## Short task
Only the lines from the start of the data to the line containing "const yTicks = [0, 0.01, 0.02, 0.03, 0.04, 0.05, 0.06, 0.07];", both included, should be output, exactly and without pictures.

## Provided material
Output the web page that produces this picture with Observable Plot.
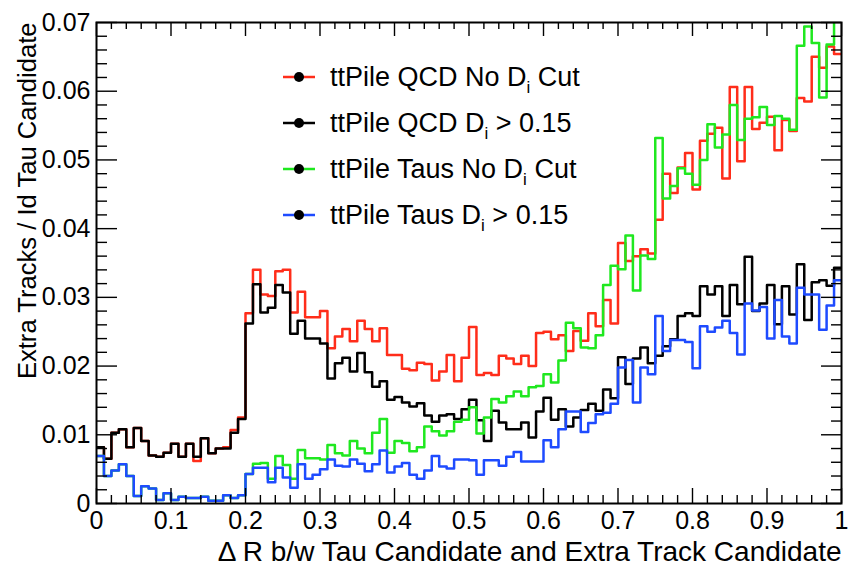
<!DOCTYPE html>
<html><head><meta charset="utf-8">
<script src="https://cdn.jsdelivr.net/npm/d3@7"></script>
<script src="https://cdn.jsdelivr.net/npm/@observablehq/plot@0.6"></script>
<style>
body{margin:0;background:#fff;}
#wrap{position:relative;width:851px;height:567px;font-family:"Liberation Sans",Arial,Helvetica,sans-serif;}
#legend{position:absolute;left:283px;top:54px;}
.row{height:46px;display:flex;align-items:center;font-size:27px;white-space:nowrap;}
.row svg{margin-right:15px;}
.row sub{font-size:17px;vertical-align:-7px;line-height:0;}
</style>
</head><body>
<div id="wrap"><div id="chart"></div><div id="legend"></div></div>
<script>
// Histogram: 100 bins over [0, 1]
const binCount = 100;
const xRange = [0, 1];
const yRange = [0, 0.07];
const xTicks = [0, 0.1, 0.2, 0.3, 0.4, 0.5, 0.6, 0.7, 0.8, 0.9, 1];
const yTicks = [0, 0.01, 0.02, 0.03, 0.04, 0.05, 0.06, 0.07];

const seriesNames = ["ttPile QCD No D_i Cut", "ttPile QCD D_i > 0.15", "ttPile Taus No D_i Cut", "ttPile Taus D_i > 0.15"];
const seriesColors = ["#ff2d1a", "#000000", "#1fe81f", "#1e4bff"];

const qcdNoCut = [
0.0082,0.0065,0.0103,0.0108,0.0082,0.0110,0.0091,0.0070,0.0068,0.0074,
0.0087,0.0068,0.0087,0.0062,0.0095,0.0073,0.0080,0.0082,0.0107,0.0125,
0.0277,0.0340,0.0304,0.0302,0.0338,0.0340,0.0278,0.0308,0.0271,0.0271,
0.0280,0.0226,0.0243,0.0254,0.0236,0.0266,0.0254,0.0236,0.0255,0.0216,
0.0216,0.0196,0.0194,0.0205,0.0203,0.0179,0.0192,0.0216,0.0178,0.0212,
0.0257,0.0187,0.0190,0.0187,0.0215,0.0211,0.0203,0.0215,0.0200,0.0248,
0.0250,0.0239,0.0245,0.0222,0.0251,0.0237,0.0277,0.0258,0.0296,0.0262,
0.0379,0.0353,0.0360,0.0370,0.0364,0.0413,0.0480,0.0452,0.0489,0.0510,
0.0457,0.0528,0.0538,0.0547,0.0473,0.0606,0.0498,0.0606,0.0545,0.0554,
0.0563,0.0514,0.0558,0.0542,0.0590,0.0585,0.0650,0.0634,0.0665,0.0654];

const qcdCut = [
0.0082,0.0065,0.0103,0.0108,0.0082,0.0110,0.0091,0.0070,0.0068,0.0074,
0.0087,0.0068,0.0087,0.0068,0.0095,0.0073,0.0080,0.0080,0.0103,0.0123,
0.0262,0.0319,0.0278,0.0285,0.0318,0.0307,0.0247,0.0266,0.0240,0.0240,
0.0233,0.0182,0.0204,0.0212,0.0192,0.0219,0.0191,0.0170,0.0178,0.0151,
0.0155,0.0147,0.0141,0.0146,0.0128,0.0119,0.0128,0.0130,0.0123,0.0137,
0.0151,0.0121,0.0091,0.0135,0.0118,0.0108,0.0108,0.0118,0.0096,0.0134,
0.0154,0.0122,0.0137,0.0112,0.0125,0.0136,0.0145,0.0135,0.0166,0.0153,
0.0213,0.0174,0.0211,0.0227,0.0204,0.0215,0.0229,0.0239,0.0273,0.0277,
0.0273,0.0316,0.0304,0.0316,0.0273,0.0318,0.0290,0.0359,0.0280,0.0291,
0.0318,0.0261,0.0316,0.0275,0.0348,0.0267,0.0322,0.0325,0.0317,0.0343];

const tausNoCut = [
0.0069,0.0040,0.0048,0.0057,0.0040,0.0011,0.0025,0.0022,0.0005,0.0015,
0.0005,0.0010,0.0008,0.0008,0.0010,0.0004,0.0004,0.0012,0.0008,0.0012,
0.0043,0.0058,0.0059,0.0036,0.0069,0.0056,0.0036,0.0078,0.0066,0.0066,
0.0064,0.0085,0.0073,0.0070,0.0091,0.0080,0.0073,0.0103,0.0123,0.0074,
0.0091,0.0088,0.0076,0.0082,0.0112,0.0105,0.0099,0.0105,0.0119,0.0122,
0.0140,0.0102,0.0125,0.0152,0.0147,0.0156,0.0163,0.0156,0.0169,0.0171,
0.0188,0.0176,0.0208,0.0263,0.0255,0.0227,0.0226,0.0245,0.0318,0.0346,
0.0341,0.0390,0.0310,0.0361,0.0356,0.0532,0.0444,0.0462,0.0488,0.0480,
0.0464,0.0500,0.0552,0.0518,0.0537,0.0580,0.0529,0.0560,0.0562,0.0577,
0.0551,0.0564,0.0560,0.0544,0.0666,0.0694,0.0670,0.0591,0.0668,0.0702];

const tausCut = [
0.0069,0.0040,0.0048,0.0057,0.0040,0.0011,0.0025,0.0022,0.0005,0.0015,
0.0005,0.0010,0.0008,0.0008,0.0010,0.0004,0.0004,0.0012,0.0008,0.0012,
0.0043,0.0052,0.0052,0.0031,0.0052,0.0038,0.0023,0.0057,0.0036,0.0042,
0.0050,0.0064,0.0055,0.0054,0.0064,0.0058,0.0047,0.0057,0.0077,0.0045,
0.0054,0.0059,0.0042,0.0036,0.0048,0.0069,0.0054,0.0051,0.0064,0.0064,
0.0063,0.0042,0.0063,0.0063,0.0055,0.0068,0.0075,0.0061,0.0061,0.0061,
0.0092,0.0082,0.0108,0.0134,0.0134,0.0104,0.0117,0.0130,0.0132,0.0145,
0.0198,0.0209,0.0147,0.0198,0.0188,0.0273,0.0222,0.0238,0.0238,0.0235,
0.0197,0.0258,0.0250,0.0256,0.0266,0.0248,0.0217,0.0291,0.0281,0.0286,
0.0240,0.0296,0.0243,0.0233,0.0314,0.0304,0.0304,0.0253,0.0288,0.0325];

const xTitle = "\u0394 R b/w Tau Candidate and Extra Track Candidate";
const yTitle = "Extra Tracks / Id Tau Candidate";

// ---- build step data (bin low edges + closing edge) ----
const binWidth = (xRange[1] - xRange[0]) / binCount;
function steps(values) {
  const pts = values.map((v, i) => ({x: xRange[0] + i * binWidth, y: v}));
  pts.push({x: xRange[1], y: values[values.length - 1]});
  return pts;
}
const allSeries = [qcdNoCut, qcdCut, tausNoCut, tausCut];

const W = 851, H = 567, mL = 96, mR = 10, mT = 22, mB = 64;
const plotW = W - mL - mR, plotH = H - mT - mB;

const xMinor = d3.range(0, 51).map(i => i * 0.02).filter((d, i) => i % 5 !== 0);
const yMinor = d3.range(0, 36).map(i => i * 0.002).filter((d, i) => i % 5 !== 0);
const fmt = d => String(d);
const tickStyle = {stroke: "black", strokeWidth: 1.4};

const chart = Plot.plot({
  width: W, height: H,
  marginLeft: mL, marginRight: mR, marginTop: mT, marginBottom: mB,
  style: {fontFamily: '"Liberation Sans", Arial, Helvetica, sans-serif', background: "white", color: "black"},
  x: {domain: xRange},
  y: {domain: yRange},
  marks: [
    ...allSeries.map((vals, k) => Plot.line(steps(vals), {x: "x", y: "y", curve: "step-after", stroke: seriesColors[k], strokeWidth: 2.5, clip: true})),
    // ticks inside the frame (ROOT style)
    Plot.tickX(xTicks, {x: d => d, insetTop: plotH - 15, ...tickStyle}),
    Plot.tickX(xMinor, {x: d => d, insetTop: plotH - 8, ...tickStyle}),
    Plot.tickX(xTicks, {x: d => d, insetBottom: plotH - 14, ...tickStyle}),
    Plot.tickX(xMinor, {x: d => d, insetBottom: plotH - 7, ...tickStyle}),
    Plot.tickY(yTicks, {y: d => d, insetRight: plotW - 21, ...tickStyle}),
    Plot.tickY(yMinor, {y: d => d, insetRight: plotW - 11, ...tickStyle}),
    Plot.tickY(yTicks, {y: d => d, insetLeft: plotW - 20, ...tickStyle}),
    Plot.tickY(yMinor, {y: d => d, insetLeft: plotW - 10, ...tickStyle}),
    Plot.axisX({ticks: xTicks, tickSize: 0, tickPadding: 8, fontSize: 25, tickFormat: fmt, label: null}),
    Plot.axisY({ticks: yTicks, tickSize: 0, tickPadding: 6, fontSize: 25, tickFormat: fmt, label: null}),
    Plot.text([xTitle], {text: d => d, frameAnchor: "bottom-right", dy: 57, textAnchor: "end", fontSize: 28}),
    Plot.text([yTitle], {text: d => d, frameAnchor: "top-left", dx: -79, rotate: -90, textAnchor: "end", fontSize: 25.6}),
    Plot.frame({stroke: "black", strokeWidth: 2})
  ]
});
document.getElementById("chart").appendChild(chart);

// ---- legend ----
const legend = document.getElementById("legend");
seriesNames.forEach((name, k) => {
  const row = document.createElement("div");
  row.className = "row";
  const [pre, post] = name.split("D_i");
  row.innerHTML =
    `<svg width="32" height="20" viewBox="0 0 32 20"><line x1="0" y1="10" x2="32" y2="10" stroke="${seriesColors[k]}" stroke-width="2.5"/><circle cx="16" cy="10" r="5" fill="black"/></svg>` +
    `<span>${pre}D<sub>i</sub>${post.replace(">", "&gt;")}</span>`;
  legend.appendChild(row);
});
</script>
</body></html>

## Worked solution
Output the web page that produces this picture with Observable Plot.
<!DOCTYPE html>
<html><head><meta charset="utf-8">
<script src="https://cdn.jsdelivr.net/npm/d3@7"></script>
<script src="https://cdn.jsdelivr.net/npm/@observablehq/plot@0.6"></script>
<style>
body{margin:0;background:#fff;}
#wrap{position:relative;width:851px;height:567px;font-family:"Liberation Sans",Arial,Helvetica,sans-serif;}
#legend{position:absolute;left:283px;top:54px;}
.row{height:46px;display:flex;align-items:center;font-size:27px;white-space:nowrap;}
.row svg{margin-right:15px;}
.row sub{font-size:17px;vertical-align:-7px;line-height:0;}
</style>
</head><body>
<div id="wrap"><div id="chart"></div><div id="legend"></div></div>
<script>
// Histogram: 100 bins over [0, 1]
const binCount = 100;
const xRange = [0, 1];
const yRange = [0, 0.07];
const xTicks = [0, 0.1, 0.2, 0.3, 0.4, 0.5, 0.6, 0.7, 0.8, 0.9, 1];
const yTicks = [0, 0.01, 0.02, 0.03, 0.04, 0.05, 0.06, 0.07];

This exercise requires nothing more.